[Plotting code records]
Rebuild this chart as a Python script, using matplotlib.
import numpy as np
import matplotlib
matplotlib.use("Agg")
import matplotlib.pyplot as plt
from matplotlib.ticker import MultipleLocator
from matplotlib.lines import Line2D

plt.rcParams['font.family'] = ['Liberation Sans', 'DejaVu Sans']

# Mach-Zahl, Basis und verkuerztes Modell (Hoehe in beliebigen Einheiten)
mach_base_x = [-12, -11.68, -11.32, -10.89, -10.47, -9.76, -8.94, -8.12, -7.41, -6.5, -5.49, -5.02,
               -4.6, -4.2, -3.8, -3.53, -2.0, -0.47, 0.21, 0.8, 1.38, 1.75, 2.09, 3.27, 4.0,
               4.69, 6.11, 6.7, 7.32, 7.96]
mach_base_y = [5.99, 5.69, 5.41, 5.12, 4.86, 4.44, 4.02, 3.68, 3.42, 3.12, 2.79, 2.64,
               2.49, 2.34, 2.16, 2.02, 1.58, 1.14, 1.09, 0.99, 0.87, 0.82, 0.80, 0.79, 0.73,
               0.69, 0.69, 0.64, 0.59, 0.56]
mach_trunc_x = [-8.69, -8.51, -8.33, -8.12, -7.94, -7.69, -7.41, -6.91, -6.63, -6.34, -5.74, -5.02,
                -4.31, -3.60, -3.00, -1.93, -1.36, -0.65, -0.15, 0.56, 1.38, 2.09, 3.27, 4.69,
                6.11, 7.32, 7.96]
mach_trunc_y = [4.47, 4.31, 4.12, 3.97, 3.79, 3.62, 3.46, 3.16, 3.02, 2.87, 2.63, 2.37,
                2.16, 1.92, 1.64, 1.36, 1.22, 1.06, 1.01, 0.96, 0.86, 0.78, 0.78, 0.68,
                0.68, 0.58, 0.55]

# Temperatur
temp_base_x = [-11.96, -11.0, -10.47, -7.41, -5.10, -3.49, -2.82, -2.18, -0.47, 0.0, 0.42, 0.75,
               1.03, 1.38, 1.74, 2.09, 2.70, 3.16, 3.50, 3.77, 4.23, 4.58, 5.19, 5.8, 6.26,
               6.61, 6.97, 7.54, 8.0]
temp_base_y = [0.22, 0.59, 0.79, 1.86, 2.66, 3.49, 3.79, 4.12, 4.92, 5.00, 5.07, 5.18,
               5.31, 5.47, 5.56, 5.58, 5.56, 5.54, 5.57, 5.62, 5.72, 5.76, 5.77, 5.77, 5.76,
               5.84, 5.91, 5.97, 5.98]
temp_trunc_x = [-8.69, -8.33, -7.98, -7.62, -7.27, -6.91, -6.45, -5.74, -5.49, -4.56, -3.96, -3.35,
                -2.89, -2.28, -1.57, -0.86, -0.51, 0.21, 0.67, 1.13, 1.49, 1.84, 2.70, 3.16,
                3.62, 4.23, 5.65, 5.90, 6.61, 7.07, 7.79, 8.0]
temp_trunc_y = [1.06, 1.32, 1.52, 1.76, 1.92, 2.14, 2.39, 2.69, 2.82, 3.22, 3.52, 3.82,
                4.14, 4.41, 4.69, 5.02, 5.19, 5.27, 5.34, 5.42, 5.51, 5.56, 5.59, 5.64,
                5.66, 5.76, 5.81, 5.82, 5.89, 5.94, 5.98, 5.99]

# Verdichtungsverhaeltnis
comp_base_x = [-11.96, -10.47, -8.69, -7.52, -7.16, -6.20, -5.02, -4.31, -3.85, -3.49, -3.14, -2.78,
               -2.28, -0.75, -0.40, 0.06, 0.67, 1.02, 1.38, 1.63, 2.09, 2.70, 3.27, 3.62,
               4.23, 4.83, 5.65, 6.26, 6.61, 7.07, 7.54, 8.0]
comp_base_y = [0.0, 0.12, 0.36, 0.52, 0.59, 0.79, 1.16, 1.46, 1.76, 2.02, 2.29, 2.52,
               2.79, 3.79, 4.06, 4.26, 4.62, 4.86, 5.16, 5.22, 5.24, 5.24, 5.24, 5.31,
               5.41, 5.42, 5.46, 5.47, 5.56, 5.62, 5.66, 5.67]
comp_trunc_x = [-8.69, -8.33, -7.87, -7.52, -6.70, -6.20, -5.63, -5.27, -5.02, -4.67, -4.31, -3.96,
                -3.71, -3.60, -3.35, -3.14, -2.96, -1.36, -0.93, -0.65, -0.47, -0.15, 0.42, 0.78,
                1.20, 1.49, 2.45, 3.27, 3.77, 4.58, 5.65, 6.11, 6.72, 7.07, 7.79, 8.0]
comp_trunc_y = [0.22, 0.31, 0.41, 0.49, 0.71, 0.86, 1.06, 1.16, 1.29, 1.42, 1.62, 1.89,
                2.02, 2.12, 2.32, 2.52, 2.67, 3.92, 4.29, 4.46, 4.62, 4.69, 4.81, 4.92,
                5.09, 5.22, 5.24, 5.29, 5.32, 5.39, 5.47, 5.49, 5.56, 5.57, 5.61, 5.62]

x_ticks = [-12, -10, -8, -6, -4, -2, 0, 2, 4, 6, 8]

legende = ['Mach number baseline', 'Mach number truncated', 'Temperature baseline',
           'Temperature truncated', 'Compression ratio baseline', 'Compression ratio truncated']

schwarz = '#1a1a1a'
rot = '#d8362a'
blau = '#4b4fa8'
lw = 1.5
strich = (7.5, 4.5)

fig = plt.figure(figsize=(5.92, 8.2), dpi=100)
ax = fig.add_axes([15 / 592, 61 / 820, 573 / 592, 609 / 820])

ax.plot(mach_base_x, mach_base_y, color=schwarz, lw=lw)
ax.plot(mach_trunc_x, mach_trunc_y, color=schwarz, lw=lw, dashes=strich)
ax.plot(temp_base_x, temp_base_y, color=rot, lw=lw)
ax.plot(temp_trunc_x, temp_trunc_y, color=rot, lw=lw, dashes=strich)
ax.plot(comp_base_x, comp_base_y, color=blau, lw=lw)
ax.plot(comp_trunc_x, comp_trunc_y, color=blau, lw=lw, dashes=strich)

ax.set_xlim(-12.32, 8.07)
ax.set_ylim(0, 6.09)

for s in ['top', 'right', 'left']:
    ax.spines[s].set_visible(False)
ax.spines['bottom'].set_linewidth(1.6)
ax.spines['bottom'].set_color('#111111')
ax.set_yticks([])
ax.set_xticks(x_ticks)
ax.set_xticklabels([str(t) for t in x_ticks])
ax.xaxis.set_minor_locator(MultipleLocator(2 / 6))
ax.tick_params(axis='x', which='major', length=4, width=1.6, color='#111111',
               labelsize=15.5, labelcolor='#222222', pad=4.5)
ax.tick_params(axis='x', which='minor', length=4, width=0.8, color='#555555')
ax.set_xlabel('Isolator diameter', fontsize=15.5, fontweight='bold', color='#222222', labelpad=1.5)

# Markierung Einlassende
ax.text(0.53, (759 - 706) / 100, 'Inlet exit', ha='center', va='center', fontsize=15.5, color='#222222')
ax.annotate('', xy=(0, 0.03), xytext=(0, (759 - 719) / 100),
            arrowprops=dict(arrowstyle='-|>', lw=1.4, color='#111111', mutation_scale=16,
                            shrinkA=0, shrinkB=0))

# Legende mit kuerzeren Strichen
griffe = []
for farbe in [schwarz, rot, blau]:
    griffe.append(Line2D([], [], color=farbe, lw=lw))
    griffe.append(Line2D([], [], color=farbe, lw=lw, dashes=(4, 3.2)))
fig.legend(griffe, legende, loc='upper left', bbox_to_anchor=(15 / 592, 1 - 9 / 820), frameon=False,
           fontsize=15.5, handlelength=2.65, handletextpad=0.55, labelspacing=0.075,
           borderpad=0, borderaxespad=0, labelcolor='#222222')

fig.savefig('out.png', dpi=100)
---
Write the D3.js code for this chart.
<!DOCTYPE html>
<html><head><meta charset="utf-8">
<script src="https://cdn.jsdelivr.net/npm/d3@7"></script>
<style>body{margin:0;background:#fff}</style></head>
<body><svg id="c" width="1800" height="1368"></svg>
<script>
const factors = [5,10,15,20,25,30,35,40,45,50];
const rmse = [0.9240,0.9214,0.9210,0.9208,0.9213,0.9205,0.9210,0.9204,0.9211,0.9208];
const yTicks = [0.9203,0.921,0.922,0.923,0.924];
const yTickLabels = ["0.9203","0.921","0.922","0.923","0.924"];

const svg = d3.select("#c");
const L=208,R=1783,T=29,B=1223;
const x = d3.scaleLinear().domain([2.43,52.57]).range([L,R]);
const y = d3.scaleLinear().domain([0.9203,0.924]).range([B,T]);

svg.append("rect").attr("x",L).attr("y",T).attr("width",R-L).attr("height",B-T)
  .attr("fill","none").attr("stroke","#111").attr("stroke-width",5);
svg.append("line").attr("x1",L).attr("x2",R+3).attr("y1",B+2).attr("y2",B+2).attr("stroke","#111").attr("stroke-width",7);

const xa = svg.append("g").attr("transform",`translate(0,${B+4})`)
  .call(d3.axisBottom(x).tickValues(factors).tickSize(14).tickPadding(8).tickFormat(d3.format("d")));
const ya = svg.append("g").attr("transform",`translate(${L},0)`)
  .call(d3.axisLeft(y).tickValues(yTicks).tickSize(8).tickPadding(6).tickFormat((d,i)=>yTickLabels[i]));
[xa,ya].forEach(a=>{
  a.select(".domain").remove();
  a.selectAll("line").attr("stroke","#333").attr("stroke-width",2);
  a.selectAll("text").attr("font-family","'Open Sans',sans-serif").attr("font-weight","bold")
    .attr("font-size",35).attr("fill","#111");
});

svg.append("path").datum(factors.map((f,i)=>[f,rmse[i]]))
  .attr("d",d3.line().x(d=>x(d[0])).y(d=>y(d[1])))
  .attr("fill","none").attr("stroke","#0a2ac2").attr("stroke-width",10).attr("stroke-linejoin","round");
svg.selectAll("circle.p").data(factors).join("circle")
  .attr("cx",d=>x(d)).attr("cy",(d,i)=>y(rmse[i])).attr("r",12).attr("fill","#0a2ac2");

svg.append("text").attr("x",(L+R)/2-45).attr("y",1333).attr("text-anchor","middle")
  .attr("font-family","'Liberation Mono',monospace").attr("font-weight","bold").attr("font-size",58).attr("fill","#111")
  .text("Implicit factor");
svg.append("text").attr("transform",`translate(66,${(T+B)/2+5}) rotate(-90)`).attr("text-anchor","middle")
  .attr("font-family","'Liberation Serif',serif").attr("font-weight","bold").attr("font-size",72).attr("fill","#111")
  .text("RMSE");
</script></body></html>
==
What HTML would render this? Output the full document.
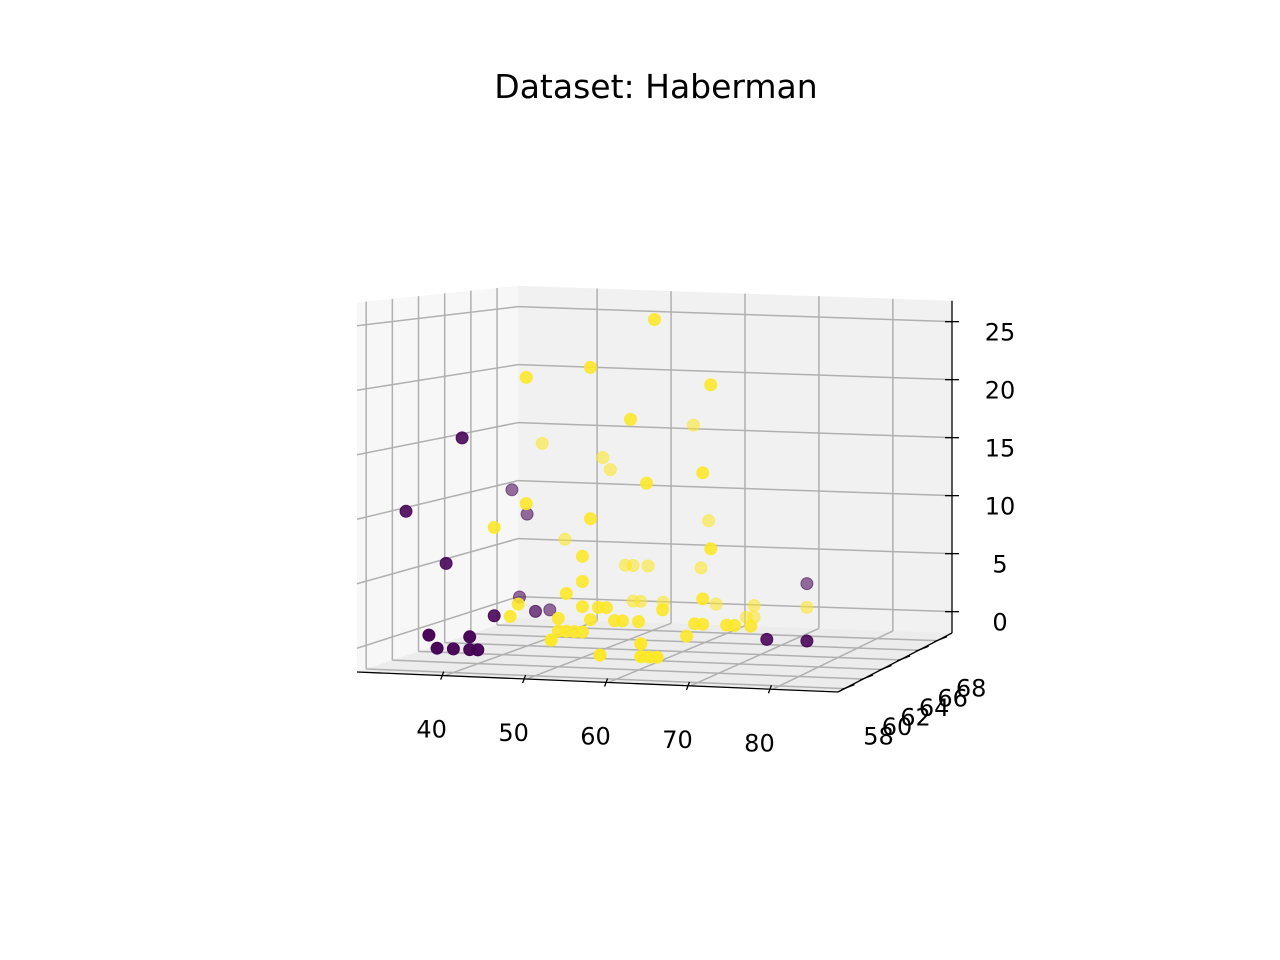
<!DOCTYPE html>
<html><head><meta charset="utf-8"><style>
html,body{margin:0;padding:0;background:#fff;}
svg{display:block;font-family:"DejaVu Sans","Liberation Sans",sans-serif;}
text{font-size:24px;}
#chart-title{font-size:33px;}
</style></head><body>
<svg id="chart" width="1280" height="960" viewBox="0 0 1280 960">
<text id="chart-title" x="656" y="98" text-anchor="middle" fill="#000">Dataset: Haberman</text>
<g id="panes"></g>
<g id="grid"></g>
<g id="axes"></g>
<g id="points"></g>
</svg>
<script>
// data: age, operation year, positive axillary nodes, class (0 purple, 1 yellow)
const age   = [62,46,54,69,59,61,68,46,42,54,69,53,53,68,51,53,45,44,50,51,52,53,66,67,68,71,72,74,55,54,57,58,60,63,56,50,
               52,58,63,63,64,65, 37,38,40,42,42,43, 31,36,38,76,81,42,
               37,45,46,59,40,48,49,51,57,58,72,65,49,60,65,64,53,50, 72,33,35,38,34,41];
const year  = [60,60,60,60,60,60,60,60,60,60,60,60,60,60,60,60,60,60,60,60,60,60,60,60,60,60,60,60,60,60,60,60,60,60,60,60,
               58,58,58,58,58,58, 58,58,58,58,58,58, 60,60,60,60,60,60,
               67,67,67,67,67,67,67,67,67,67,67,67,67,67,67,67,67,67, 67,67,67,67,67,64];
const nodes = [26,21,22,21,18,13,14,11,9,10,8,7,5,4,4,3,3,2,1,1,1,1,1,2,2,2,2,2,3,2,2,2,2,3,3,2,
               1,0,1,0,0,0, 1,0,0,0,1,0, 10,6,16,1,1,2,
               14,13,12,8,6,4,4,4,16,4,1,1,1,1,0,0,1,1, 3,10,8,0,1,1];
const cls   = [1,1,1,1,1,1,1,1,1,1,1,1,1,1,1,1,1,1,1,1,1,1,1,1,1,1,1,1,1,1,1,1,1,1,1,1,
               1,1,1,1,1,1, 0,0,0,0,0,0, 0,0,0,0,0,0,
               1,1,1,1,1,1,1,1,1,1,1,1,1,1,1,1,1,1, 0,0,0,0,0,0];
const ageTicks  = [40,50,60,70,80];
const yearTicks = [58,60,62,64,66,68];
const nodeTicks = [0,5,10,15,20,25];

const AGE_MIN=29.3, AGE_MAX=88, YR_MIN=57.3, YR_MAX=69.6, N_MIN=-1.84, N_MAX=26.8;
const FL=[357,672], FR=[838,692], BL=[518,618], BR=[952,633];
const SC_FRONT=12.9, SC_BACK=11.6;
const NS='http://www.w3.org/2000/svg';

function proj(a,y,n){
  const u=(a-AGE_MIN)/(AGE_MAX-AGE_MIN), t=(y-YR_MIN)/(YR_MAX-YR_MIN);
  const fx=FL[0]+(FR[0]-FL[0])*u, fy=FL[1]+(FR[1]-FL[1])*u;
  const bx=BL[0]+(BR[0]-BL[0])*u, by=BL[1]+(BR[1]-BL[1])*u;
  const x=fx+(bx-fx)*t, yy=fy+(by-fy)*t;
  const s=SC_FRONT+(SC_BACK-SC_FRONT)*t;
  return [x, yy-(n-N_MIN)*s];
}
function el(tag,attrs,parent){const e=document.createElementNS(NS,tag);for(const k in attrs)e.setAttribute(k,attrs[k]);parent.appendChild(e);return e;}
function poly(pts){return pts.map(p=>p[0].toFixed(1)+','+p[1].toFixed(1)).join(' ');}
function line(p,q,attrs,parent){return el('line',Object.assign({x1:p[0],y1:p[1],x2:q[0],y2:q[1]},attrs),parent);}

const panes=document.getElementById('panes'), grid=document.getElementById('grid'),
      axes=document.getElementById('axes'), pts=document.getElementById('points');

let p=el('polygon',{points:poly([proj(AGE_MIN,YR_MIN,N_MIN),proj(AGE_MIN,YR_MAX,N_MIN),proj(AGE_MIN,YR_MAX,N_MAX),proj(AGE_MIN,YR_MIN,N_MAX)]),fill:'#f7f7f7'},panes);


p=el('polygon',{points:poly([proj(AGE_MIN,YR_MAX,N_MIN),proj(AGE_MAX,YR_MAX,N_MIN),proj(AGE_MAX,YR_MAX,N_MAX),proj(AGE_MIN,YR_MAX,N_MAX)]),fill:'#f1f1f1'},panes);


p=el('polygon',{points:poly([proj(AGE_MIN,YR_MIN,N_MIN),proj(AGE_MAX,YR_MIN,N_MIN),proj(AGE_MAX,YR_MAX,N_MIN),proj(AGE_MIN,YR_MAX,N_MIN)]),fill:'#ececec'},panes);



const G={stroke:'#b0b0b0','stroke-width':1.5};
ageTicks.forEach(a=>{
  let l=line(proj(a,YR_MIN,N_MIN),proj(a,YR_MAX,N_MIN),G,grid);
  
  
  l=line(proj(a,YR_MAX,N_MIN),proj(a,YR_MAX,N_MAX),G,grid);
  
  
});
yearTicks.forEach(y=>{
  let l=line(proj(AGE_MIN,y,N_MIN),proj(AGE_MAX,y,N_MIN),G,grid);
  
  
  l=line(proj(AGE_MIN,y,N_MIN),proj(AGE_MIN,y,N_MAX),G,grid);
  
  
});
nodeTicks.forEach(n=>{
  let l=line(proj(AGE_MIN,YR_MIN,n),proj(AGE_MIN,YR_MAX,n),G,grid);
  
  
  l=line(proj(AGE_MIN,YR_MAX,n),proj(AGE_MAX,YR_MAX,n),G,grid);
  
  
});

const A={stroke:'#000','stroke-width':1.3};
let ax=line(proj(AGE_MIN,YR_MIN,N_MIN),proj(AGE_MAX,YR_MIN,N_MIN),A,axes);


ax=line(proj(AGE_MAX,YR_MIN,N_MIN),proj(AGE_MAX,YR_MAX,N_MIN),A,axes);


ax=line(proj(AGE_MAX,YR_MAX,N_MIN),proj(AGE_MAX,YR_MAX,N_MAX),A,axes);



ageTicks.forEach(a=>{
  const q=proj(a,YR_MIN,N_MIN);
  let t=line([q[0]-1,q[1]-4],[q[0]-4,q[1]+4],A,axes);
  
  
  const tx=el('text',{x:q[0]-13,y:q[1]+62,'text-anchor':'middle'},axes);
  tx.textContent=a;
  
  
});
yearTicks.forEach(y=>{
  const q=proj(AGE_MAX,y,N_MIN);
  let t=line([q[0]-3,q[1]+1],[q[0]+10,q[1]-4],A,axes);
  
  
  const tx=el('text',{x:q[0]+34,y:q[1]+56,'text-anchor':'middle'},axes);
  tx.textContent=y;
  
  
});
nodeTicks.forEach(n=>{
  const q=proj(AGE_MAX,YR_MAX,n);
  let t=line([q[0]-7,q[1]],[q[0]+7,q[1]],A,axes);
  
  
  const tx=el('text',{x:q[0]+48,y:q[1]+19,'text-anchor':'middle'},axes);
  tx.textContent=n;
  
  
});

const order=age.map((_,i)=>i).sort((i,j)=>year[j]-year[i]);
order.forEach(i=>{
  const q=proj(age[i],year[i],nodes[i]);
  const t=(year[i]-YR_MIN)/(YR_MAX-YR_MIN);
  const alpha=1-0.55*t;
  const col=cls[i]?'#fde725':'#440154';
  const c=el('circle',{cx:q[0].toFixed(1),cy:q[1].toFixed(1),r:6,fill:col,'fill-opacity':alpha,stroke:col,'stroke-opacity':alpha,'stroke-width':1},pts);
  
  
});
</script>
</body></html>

**What you are asked to do:** Transcribe exactly the lines between the one containing "What HTML would" and the one containing "const NS='http://www.w3.org/2000/svg';", counting both ends. Pictures are not copied.

**Exercise solution:**
What HTML would render this? Output the full document.
<!DOCTYPE html>
<html><head><meta charset="utf-8"><style>
html,body{margin:0;padding:0;background:#fff;}
svg{display:block;font-family:"DejaVu Sans","Liberation Sans",sans-serif;}
text{font-size:24px;}
#chart-title{font-size:33px;}
</style></head><body>
<svg id="chart" width="1280" height="960" viewBox="0 0 1280 960">
<text id="chart-title" x="656" y="98" text-anchor="middle" fill="#000">Dataset: Haberman</text>
<g id="panes"></g>
<g id="grid"></g>
<g id="axes"></g>
<g id="points"></g>
</svg>
<script>
// data: age, operation year, positive axillary nodes, class (0 purple, 1 yellow)
const age   = [62,46,54,69,59,61,68,46,42,54,69,53,53,68,51,53,45,44,50,51,52,53,66,67,68,71,72,74,55,54,57,58,60,63,56,50,
               52,58,63,63,64,65, 37,38,40,42,42,43, 31,36,38,76,81,42,
               37,45,46,59,40,48,49,51,57,58,72,65,49,60,65,64,53,50, 72,33,35,38,34,41];
const year  = [60,60,60,60,60,60,60,60,60,60,60,60,60,60,60,60,60,60,60,60,60,60,60,60,60,60,60,60,60,60,60,60,60,60,60,60,
               58,58,58,58,58,58, 58,58,58,58,58,58, 60,60,60,60,60,60,
               67,67,67,67,67,67,67,67,67,67,67,67,67,67,67,67,67,67, 67,67,67,67,67,64];
const nodes = [26,21,22,21,18,13,14,11,9,10,8,7,5,4,4,3,3,2,1,1,1,1,1,2,2,2,2,2,3,2,2,2,2,3,3,2,
               1,0,1,0,0,0, 1,0,0,0,1,0, 10,6,16,1,1,2,
               14,13,12,8,6,4,4,4,16,4,1,1,1,1,0,0,1,1, 3,10,8,0,1,1];
const cls   = [1,1,1,1,1,1,1,1,1,1,1,1,1,1,1,1,1,1,1,1,1,1,1,1,1,1,1,1,1,1,1,1,1,1,1,1,
               1,1,1,1,1,1, 0,0,0,0,0,0, 0,0,0,0,0,0,
               1,1,1,1,1,1,1,1,1,1,1,1,1,1,1,1,1,1, 0,0,0,0,0,0];
const ageTicks  = [40,50,60,70,80];
const yearTicks = [58,60,62,64,66,68];
const nodeTicks = [0,5,10,15,20,25];

const AGE_MIN=29.3, AGE_MAX=88, YR_MIN=57.3, YR_MAX=69.6, N_MIN=-1.84, N_MAX=26.8;
const FL=[357,672], FR=[838,692], BL=[518,618], BR=[952,633];
const SC_FRONT=12.9, SC_BACK=11.6;
const NS='http://www.w3.org/2000/svg';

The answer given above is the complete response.